En La epopeya del mundo clásico, de Robin Lane Fox, una afirmación resume con precisión el peso de la Grecia antigua en nuestra cultura deportiva: “El aristócrata físicamente en forma participaba también en las competiciones atléticas, el mayor legado que haya dejado la aristocracia griega a la civilización occidental”. La frase no solo interpela al lector, sino que invita a revisar el origen social y político del deporte.

Durante casi mil años, desde alrededor del 700 a. C., los Juegos Olímpicos coexistieron con otros certámenes del Peloponeso. Sin embargo, desde sus primeras ediciones adquirieron un carácter panhelénico, impulsado en gran medida por la aristocracia, que encontró en ellos un espacio de prestigio y cohesión cultural.

Aunque no fueron los únicos participantes, los aristócratas sí fijaron las reglas. Disponían del tiempo, los recursos y la influencia necesarios para organizar y patrocinar las competencias. Su dominio en pruebas emblemáticas, como las carreras de caballos y de carros, contribuyó decisivamente a la fama de los juegos y a la construcción de hipódromos, una herencia que, junto con la democracia y la tragedia, sigue viva en Occidente.

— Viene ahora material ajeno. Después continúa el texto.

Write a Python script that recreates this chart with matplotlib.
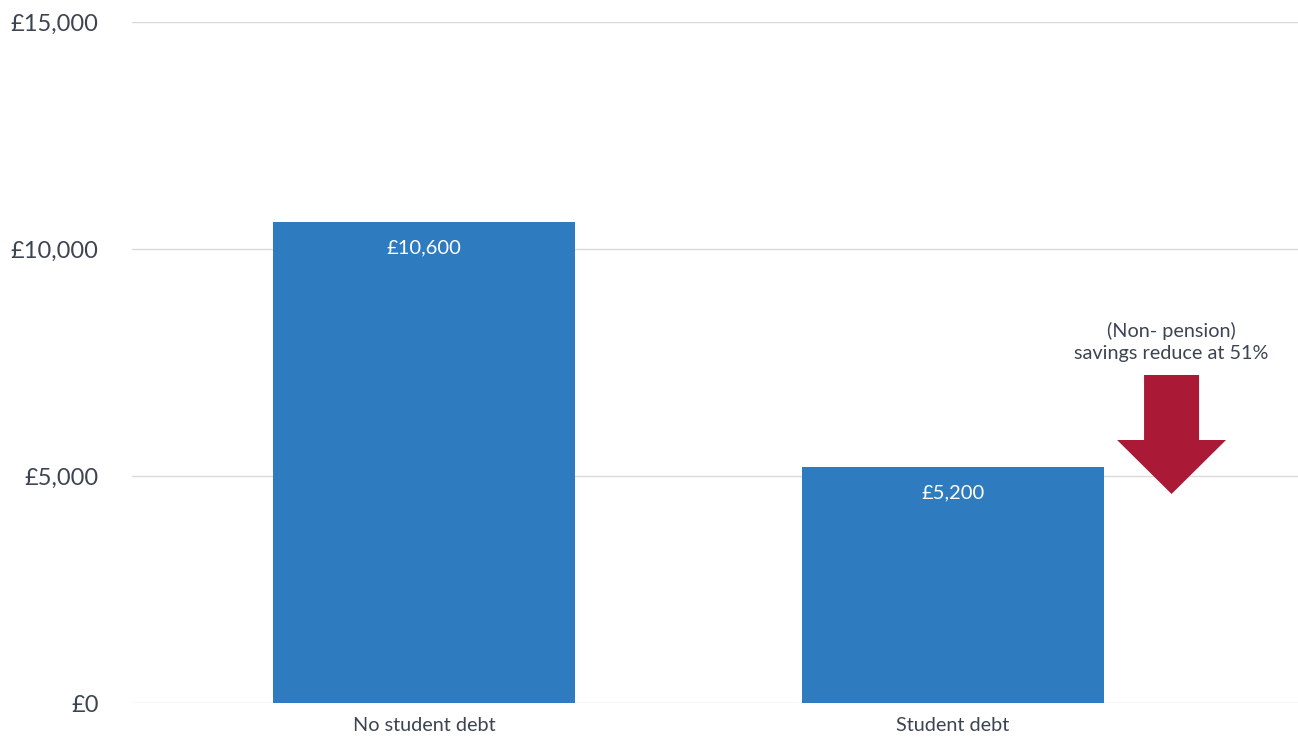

El deporte griego también se vinculó estrechamente con la vida amorosa y la exaltación del cuerpo masculino. La práctica atlética desnuda favorecía la admiración estética y el contacto directo entre competidores. Como recuerda Lane Fox, los hombres de noble cuna no solo aspiraban a ser los mejores, sino también los más bellos, como si la apostura fuera un atributo inherente a su condición social.

Al contrastar estos legados con la realidad colombiana, surge una paradoja. El deporte, a diferencia de la democracia, se ha expandido de manera vigorosa por todas las capas sociales. Parques, calles y montañas dan cuenta de una práctica cada vez más incluyente. No ocurre lo mismo con la dirigencia deportiva, donde la concentración prolongada de cargos en ligas, federaciones y en el Comité Olímpico Colombiano evidencia una preocupante escasez de renovación democrática.

Así, el deporte competitivo en Colombia no se sostiene tanto en estructuras democráticas como en el talento, la entrega y la disciplina de jóvenes atletas que representan al país con esfuerzo silencioso y admirable (el deporte, sin democracia, una tragedia).

No deja de ser irónico que, siglos después de que el emperador Teodosio prohibiera los Juegos Olímpicos en el 393 d. C., por considerarlos paganos, el ideal deportivo griego resurgiera en 1896 con Pierre de Coubertin. El cuerpo, la competencia y el honor sobrevivieron al tiempo; la democracia, en cambio, sigue siendo una tarea pendiente, sobre todo en el deporte colombiano.